When the sun begins to dip below the hills to the west, the public areas of the four-storey hotel liven up. Speckled with quiet enclaves and anchored by a cabinet-of-curiosities-themed bar, the space buzzes with international beau monde sipping their pre-prandials as they watch the last golfers complete their rounds.
Dinner, if not served on the spectacular terrace, is in the restaurant, a black-walled pastiche of a hunting chalet with wooden busts of moose and deer gazing down on diners. The elegant fare is neither simple nor overly complicated and is accompanied, unsurprisingly, by superlative local wines. Toothsome local dishes such as wild boar terrine with onion-and-orange marmalade and juniper bread pay homage to the “zero-kilometre” sourcing goal, but until the property’s garden is in full operation, imported classics like beef filet with asparagus and artichoke tempura are able substitutions.

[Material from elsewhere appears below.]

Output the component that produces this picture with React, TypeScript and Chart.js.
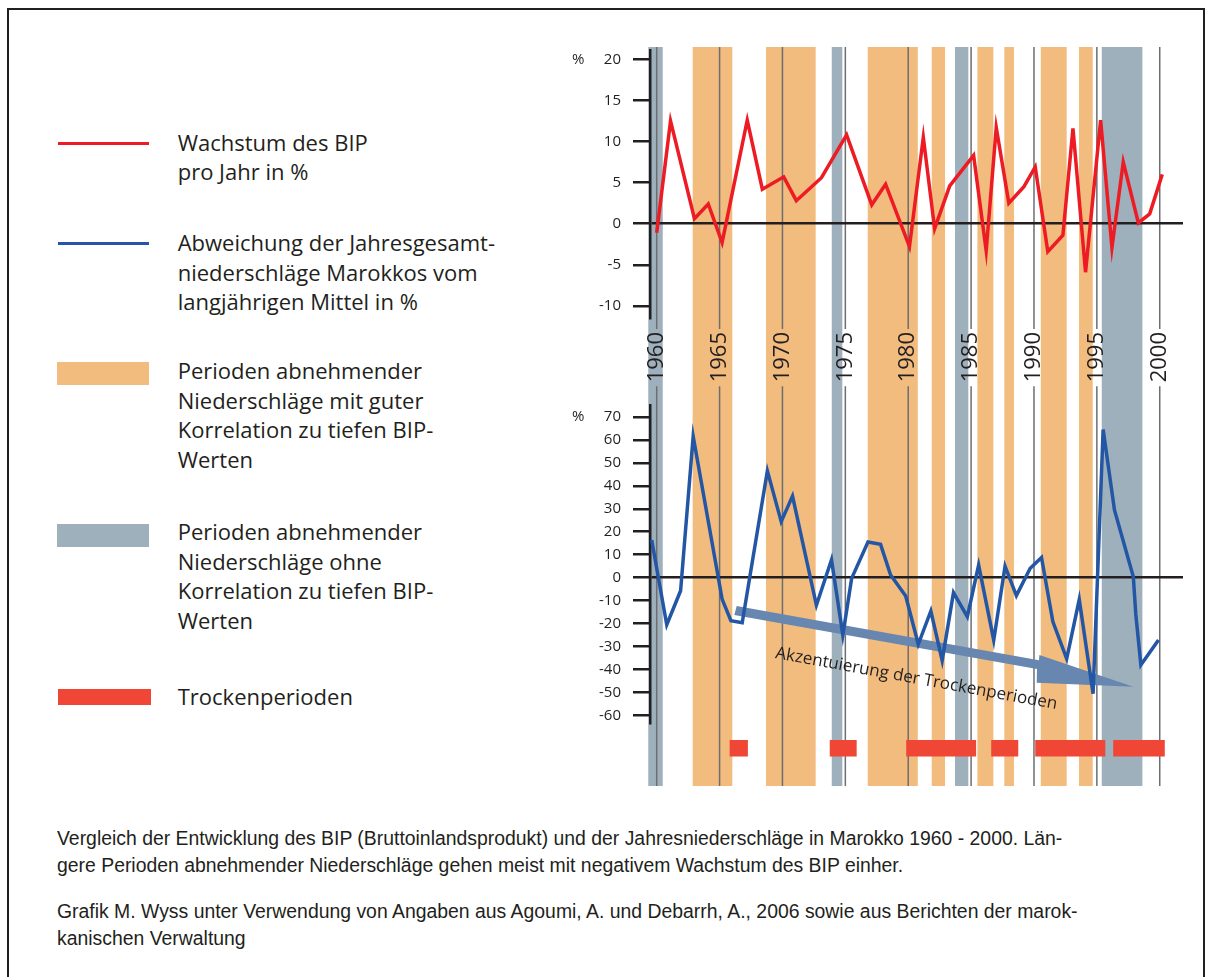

At day’s end, the playfully eccentric rooms are a welcome sight. The 66 junior suites are divided into three sophisticated yet comfortable designs – a minimalist art gallery look, a more traditional Tuscan mood and a chic, dark wood-and-chrome “Club” style with open bath – while the seven individually themed suites are highlighted by the 80sq m Penthouse and the rustic Home Suite. Each room features mod cons and rainforest showers, as well as a spacious balcony, from where guests enjoy spectacular panoramas out over the course and the neighbouring polo club to the wooded hills and shimmering sea in the distance. This is both the Tuscany you know and one you’d never expect.